We are not land speed breakers, but we hold our own. We are not skinny or sinewy but we can run 26.2 miles and handle various other physical tasks with fluency. But we are in a place in our lives where we feel as though we have to do it all "right now". Family, career, running feats, triathlon feats, social service work, leadership roles etc. etc. etc. What will happen if we don't make it all happen now? What will actually happen now?
For me, I have already seen the negative effects to trying to do to much in my running life. I have ended up injured, tired, and completely unmotivated to run. It is only now that, through a balance of running and other things, that I am enjoying running in a way that I had forgotten.
We must be willing to give ourselves permission to have a bad run, to not run a spring race, or to sleep in on any given Saturday at 7am. We must be gentle with our own bodies and souls so that we may endure the excessive pounding we put on our bodies when we do hit the road or the deal handed out to our soul when we slow down.

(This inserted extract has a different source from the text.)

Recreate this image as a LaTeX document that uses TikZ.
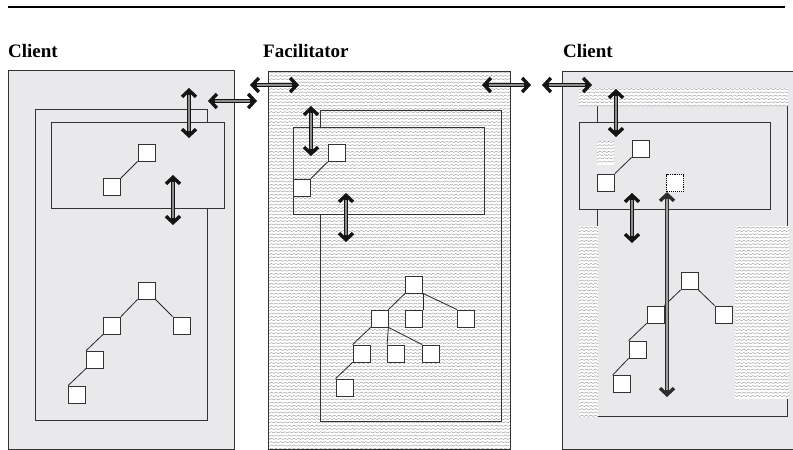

I envy those who can run, bike, or exercise without mental connection. Those who use this physical act to disconnect rather than to connect inward. I am so proud of running and how it has changed many parts of me, but at the end of the day I am still me. Hard on myself, competitive with others, and then again, harder on myself without regard to what life has given me on any given day. Often when dealing with myself, I think I feel that I must be infallible while I grant those around me concession for just about anything
I have made these big lofty race goals for 2008 and I hope to still go through with all of them, but if my motivation puts more hurt on my body, physically or emotionally, will this excessive work be worth it?
My motivation today? Reconnecting with a dear friend and running on trails that I haven't been on in quite some time. The result: An ankle workout over ice for 10 miles. A chance to provide comfort and guidance to a friend who puts up with all of my poo on a regular basis.